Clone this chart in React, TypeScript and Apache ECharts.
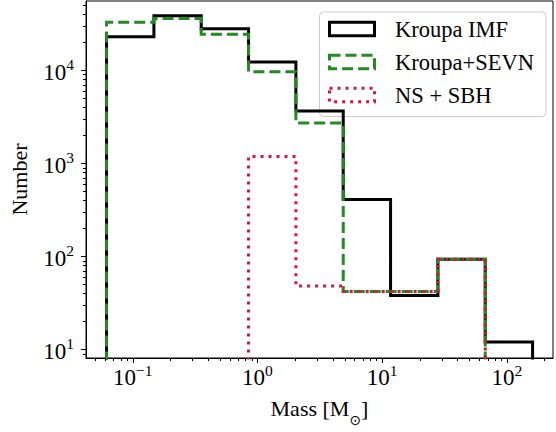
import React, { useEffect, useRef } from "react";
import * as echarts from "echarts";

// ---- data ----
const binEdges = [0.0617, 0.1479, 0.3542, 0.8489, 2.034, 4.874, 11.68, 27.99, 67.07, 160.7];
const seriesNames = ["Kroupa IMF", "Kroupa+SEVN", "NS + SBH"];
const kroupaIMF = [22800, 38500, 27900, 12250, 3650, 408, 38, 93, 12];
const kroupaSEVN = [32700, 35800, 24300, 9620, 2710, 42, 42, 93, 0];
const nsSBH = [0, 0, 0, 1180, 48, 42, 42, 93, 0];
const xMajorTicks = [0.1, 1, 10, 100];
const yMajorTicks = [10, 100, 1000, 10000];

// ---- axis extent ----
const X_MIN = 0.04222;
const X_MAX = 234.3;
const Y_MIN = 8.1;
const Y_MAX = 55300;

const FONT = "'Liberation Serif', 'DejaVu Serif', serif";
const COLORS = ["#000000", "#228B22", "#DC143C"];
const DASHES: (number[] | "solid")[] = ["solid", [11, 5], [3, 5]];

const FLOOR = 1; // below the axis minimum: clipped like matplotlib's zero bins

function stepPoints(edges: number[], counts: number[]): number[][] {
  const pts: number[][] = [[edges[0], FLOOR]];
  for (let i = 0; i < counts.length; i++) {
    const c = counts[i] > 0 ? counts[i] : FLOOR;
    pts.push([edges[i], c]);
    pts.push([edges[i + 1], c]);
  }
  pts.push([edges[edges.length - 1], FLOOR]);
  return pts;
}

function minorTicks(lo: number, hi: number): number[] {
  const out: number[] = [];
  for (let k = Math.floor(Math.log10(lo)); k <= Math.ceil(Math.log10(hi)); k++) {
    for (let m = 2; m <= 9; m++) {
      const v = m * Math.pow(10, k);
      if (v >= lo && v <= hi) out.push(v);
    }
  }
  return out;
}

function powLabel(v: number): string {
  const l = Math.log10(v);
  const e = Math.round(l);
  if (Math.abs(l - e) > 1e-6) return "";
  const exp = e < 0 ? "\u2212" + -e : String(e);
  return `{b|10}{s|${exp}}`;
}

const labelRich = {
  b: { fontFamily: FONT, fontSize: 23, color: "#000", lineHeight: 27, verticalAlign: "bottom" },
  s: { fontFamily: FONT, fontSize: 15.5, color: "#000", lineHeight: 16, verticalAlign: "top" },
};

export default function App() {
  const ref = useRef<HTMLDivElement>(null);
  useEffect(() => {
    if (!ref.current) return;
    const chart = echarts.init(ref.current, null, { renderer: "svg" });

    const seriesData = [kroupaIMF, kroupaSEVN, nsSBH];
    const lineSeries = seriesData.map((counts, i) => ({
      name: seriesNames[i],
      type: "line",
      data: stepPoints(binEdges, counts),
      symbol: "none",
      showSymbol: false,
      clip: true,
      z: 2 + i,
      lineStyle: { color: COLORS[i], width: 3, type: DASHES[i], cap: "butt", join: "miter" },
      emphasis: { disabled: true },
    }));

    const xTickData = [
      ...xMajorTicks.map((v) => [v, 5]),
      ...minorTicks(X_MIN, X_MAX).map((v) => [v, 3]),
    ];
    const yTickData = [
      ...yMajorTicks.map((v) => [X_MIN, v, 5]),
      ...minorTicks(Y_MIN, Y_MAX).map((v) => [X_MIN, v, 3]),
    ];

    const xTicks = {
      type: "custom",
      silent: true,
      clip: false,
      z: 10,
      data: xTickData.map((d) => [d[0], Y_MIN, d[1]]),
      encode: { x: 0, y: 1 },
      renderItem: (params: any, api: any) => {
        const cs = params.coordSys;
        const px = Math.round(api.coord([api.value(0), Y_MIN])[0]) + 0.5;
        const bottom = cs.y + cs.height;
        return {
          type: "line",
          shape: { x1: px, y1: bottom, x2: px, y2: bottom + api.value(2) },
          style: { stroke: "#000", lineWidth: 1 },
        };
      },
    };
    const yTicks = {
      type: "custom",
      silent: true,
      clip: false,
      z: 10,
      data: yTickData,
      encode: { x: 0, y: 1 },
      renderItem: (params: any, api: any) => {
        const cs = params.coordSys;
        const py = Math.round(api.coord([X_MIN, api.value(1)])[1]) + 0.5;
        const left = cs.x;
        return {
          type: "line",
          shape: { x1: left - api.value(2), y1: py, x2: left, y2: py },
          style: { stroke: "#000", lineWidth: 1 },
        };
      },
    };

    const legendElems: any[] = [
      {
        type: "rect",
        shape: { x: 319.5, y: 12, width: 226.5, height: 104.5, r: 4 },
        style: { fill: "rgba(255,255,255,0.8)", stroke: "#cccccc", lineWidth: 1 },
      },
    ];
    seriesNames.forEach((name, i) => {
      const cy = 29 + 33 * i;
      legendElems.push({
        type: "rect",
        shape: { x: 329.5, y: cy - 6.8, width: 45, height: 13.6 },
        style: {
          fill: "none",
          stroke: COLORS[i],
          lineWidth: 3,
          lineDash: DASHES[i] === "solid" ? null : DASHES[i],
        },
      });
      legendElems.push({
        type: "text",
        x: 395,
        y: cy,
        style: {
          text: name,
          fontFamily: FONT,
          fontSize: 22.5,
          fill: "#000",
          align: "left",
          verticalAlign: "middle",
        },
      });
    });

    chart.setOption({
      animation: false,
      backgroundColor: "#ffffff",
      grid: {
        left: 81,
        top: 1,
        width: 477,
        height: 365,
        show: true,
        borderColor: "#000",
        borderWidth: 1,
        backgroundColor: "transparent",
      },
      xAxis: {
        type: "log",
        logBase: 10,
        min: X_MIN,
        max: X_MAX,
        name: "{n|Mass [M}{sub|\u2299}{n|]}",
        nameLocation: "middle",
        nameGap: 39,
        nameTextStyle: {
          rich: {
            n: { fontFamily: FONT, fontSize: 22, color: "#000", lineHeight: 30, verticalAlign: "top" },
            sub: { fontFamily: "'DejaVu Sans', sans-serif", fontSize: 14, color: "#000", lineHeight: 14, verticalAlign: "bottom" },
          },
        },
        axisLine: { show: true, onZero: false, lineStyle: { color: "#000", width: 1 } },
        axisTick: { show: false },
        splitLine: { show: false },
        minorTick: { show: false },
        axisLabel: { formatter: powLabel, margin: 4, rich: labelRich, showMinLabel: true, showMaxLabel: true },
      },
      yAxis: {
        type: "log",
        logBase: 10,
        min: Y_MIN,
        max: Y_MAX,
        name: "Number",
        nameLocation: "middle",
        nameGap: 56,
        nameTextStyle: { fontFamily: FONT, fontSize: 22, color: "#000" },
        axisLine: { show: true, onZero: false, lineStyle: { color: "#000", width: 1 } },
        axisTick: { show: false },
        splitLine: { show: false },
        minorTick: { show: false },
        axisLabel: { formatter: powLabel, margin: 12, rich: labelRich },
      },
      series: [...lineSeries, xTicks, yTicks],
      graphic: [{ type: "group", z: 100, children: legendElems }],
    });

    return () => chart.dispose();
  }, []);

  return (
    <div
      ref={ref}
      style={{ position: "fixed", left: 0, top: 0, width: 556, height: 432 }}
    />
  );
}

=-=-=-=-=

▶ [AIM]:
Except for the pictures, reproduce every line exactly.

▶ [TASK ANSWER]:
Clone this chart in React, TypeScript and Apache ECharts.
import React, { useEffect, useRef } from "react";
import * as echarts from "echarts";

// ---- data ----
const binEdges = [0.0617, 0.1479, 0.3542, 0.8489, 2.034, 4.874, 11.68, 27.99, 67.07, 160.7];
const seriesNames = ["Kroupa IMF", "Kroupa+SEVN", "NS + SBH"];
const kroupaIMF = [22800, 38500, 27900, 12250, 3650, 408, 38, 93, 12];
const kroupaSEVN = [32700, 35800, 24300, 9620, 2710, 42, 42, 93, 0];
const nsSBH = [0, 0, 0, 1180, 48, 42, 42, 93, 0];
const xMajorTicks = [0.1, 1, 10, 100];
const yMajorTicks = [10, 100, 1000, 10000];

// ---- axis extent ----
const X_MIN = 0.04222;
const X_MAX = 234.3;
const Y_MIN = 8.1;
const Y_MAX = 55300;

const FONT = "'Liberation Serif', 'DejaVu Serif', serif";
const COLORS = ["#000000", "#228B22", "#DC143C"];
const DASHES: (number[] | "solid")[] = ["solid", [11, 5], [3, 5]];

const FLOOR = 1; // below the axis minimum: clipped like matplotlib's zero bins

function stepPoints(edges: number[], counts: number[]): number[][] {
  const pts: number[][] = [[edges[0], FLOOR]];
  for (let i = 0; i < counts.length; i++) {
    const c = counts[i] > 0 ? counts[i] : FLOOR;
    pts.push([edges[i], c]);
    pts.push([edges[i + 1], c]);
  }
  pts.push([edges[edges.length - 1], FLOOR]);
  return pts;
}

function minorTicks(lo: number, hi: number): number[] {
  const out: number[] = [];
  for (let k = Math.floor(Math.log10(lo)); k <= Math.ceil(Math.log10(hi)); k++) {
    for (let m = 2; m <= 9; m++) {
      const v = m * Math.pow(10, k);
      if (v >= lo && v <= hi) out.push(v);
    }
  }
  return out;
}

function powLabel(v: number): string {
  const l = Math.log10(v);
  const e = Math.round(l);
  if (Math.abs(l - e) > 1e-6) return "";
  const exp = e < 0 ? "\u2212" + -e : String(e);
  return `{b|10}{s|${exp}}`;
}

const labelRich = {
  b: { fontFamily: FONT, fontSize: 23, color: "#000", lineHeight: 27, verticalAlign: "bottom" },
  s: { fontFamily: FONT, fontSize: 15.5, color: "#000", lineHeight: 16, verticalAlign: "top" },
};

export default function App() {
  const ref = useRef<HTMLDivElement>(null);
  useEffect(() => {
    if (!ref.current) return;
    const chart = echarts.init(ref.current, null, { renderer: "svg" });

    const seriesData = [kroupaIMF, kroupaSEVN, nsSBH];
    const lineSeries = seriesData.map((counts, i) => ({
      name: seriesNames[i],
      type: "line",
      data: stepPoints(binEdges, counts),
      symbol: "none",
      showSymbol: false,
      clip: true,
      z: 2 + i,
      lineStyle: { color: COLORS[i], width: 3, type: DASHES[i], cap: "butt", join: "miter" },
      emphasis: { disabled: true },
    }));

    const xTickData = [
      ...xMajorTicks.map((v) => [v, 5]),
      ...minorTicks(X_MIN, X_MAX).map((v) => [v, 3]),
    ];
    const yTickData = [
      ...yMajorTicks.map((v) => [X_MIN, v, 5]),
      ...minorTicks(Y_MIN, Y_MAX).map((v) => [X_MIN, v, 3]),
    ];

    const xTicks = {
      type: "custom",
      silent: true,
      clip: false,
      z: 10,
      data: xTickData.map((d) => [d[0], Y_MIN, d[1]]),
      encode: { x: 0, y: 1 },
      renderItem: (params: any, api: any) => {
        const cs = params.coordSys;
        const px = Math.round(api.coord([api.value(0), Y_MIN])[0]) + 0.5;
        const bottom = cs.y + cs.height;
        return {
          type: "line",
          shape: { x1: px, y1: bottom, x2: px, y2: bottom + api.value(2) },
          style: { stroke: "#000", lineWidth: 1 },
        };
      },
    };
    const yTicks = {
      type: "custom",
      silent: true,
      clip: false,
      z: 10,
      data: yTickData,
      encode: { x: 0, y: 1 },
      renderItem: (params: any, api: any) => {
        const cs = params.coordSys;
        const py = Math.round(api.coord([X_MIN, api.value(1)])[1]) + 0.5;
        const left = cs.x;
        return {
          type: "line",
          shape: { x1: left - api.value(2), y1: py, x2: left, y2: py },
          style: { stroke: "#000", lineWidth: 1 },
        };
      },
    };

    const legendElems: any[] = [
      {
        type: "rect",
        shape: { x: 319.5, y: 12, width: 226.5, height: 104.5, r: 4 },
        style: { fill: "rgba(255,255,255,0.8)", stroke: "#cccccc", lineWidth: 1 },
      },
    ];
    seriesNames.forEach((name, i) => {
      const cy = 29 + 33 * i;
      legendElems.push({
        type: "rect",
        shape: { x: 329.5, y: cy - 6.8, width: 45, height: 13.6 },
        style: {
          fill: "none",
          stroke: COLORS[i],
          lineWidth: 3,
          lineDash: DASHES[i] === "solid" ? null : DASHES[i],
        },
      });
      legendElems.push({
        type: "text",
        x: 395,
        y: cy,
        style: {
          text: name,
          fontFamily: FONT,
          fontSize: 22.5,
          fill: "#000",
          align: "left",
          verticalAlign: "middle",
        },
      });
    });

    chart.setOption({
      animation: false,
      backgroundColor: "#ffffff",
      grid: {
        left: 81,
        top: 1,
        width: 477,
        height: 365,
        show: true,
        borderColor: "#000",
        borderWidth: 1,
        backgroundColor: "transparent",
      },
      xAxis: {
        type: "log",
        logBase: 10,
        min: X_MIN,
        max: X_MAX,
        name: "{n|Mass [M}{sub|\u2299}{n|]}",
        nameLocation: "middle",
        nameGap: 39,
        nameTextStyle: {
          rich: {
            n: { fontFamily: FONT, fontSize: 22, color: "#000", lineHeight: 30, verticalAlign: "top" },
            sub: { fontFamily: "'DejaVu Sans', sans-serif", fontSize: 14, color: "#000", lineHeight: 14, verticalAlign: "bottom" },
          },
        },
        axisLine: { show: true, onZero: false, lineStyle: { color: "#000", width: 1 } },
        axisTick: { show: false },
        splitLine: { show: false },
        minorTick: { show: false },
        axisLabel: { formatter: powLabel, margin: 4, rich: labelRich, showMinLabel: true, showMaxLabel: true },
      },
      yAxis: {
        type: "log",
        logBase: 10,
        min: Y_MIN,
        max: Y_MAX,
        name: "Number",
        nameLocation: "middle",
        nameGap: 56,
        nameTextStyle: { fontFamily: FONT, fontSize: 22, color: "#000" },
        axisLine: { show: true, onZero: false, lineStyle: { color: "#000", width: 1 } },
        axisTick: { show: false },
        splitLine: { show: false },
        minorTick: { show: false },
        axisLabel: { formatter: powLabel, margin: 12, rich: labelRich },
      },
      series: [...lineSeries, xTicks, yTicks],
      graphic: [{ type: "group", z: 100, children: legendElems }],
    });

    return () => chart.dispose();
  }, []);

  return (
    <div
      ref={ref}
      style={{ position: "fixed", left: 0, top: 0, width: 556, height: 432 }}
    />
  );
}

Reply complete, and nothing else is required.